Math 535, Complex Analysis
Instructor: Steffen Rohde (Autumn and Winter), Jayadev Athreya in Spring 2018
Office Hours: M 1:30-2:20 and by appointment, in PDL-C337
Complex analysis is a classical, well developed and elegant theory that provides indispensable tools for many areas of mathematics. At the same time, it is an active field of modern mathematical research that periodically re-appears at the core of major developments (for instance complex dynamics in the 80’ and 90’, and SLE since 2000). This entry level graduate course covers the basic theory of functions of one complex variable.
The topics covered include complex numbers, analytic functions and power series, integral representation and Cauchy’s theorem, sequences of analytic functions, simply connected domains and the Riemann mapping theorem, approximation theory, analytic continuation, entire and meromorphic functions, special functions, harmonic functions, Riemann surfaces and the uniformization theorem.

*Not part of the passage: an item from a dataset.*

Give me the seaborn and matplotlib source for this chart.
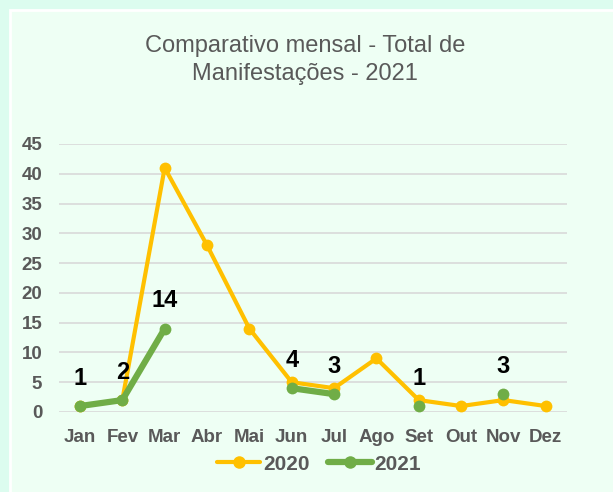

Prerequisite is a solid knowledge of advanced undergraduate real analysis such as taught in Math 424-426.
The course will be based on Chapters 1-5 and parts of Chapter 8 of Wilhelm Schlag’s book
“A course in complex analysis and Riemann surfaces”, which is electronically accessible at our library, and is also on the course reserve in the math library. There are several other excellent textbooks available. I have put the classic “Complex Analysis” by Lars Ahlfors (McGraw-Hill), as well as “Functions of one complex variable” by John Conway (Springer) and “Complex Analysis” by Ted Gamelin (Springer) on the course reserve in the math library.
Grades will be determined from homework (40%), participation in class (10%), the midterm exam (20%) and the final exam (30%).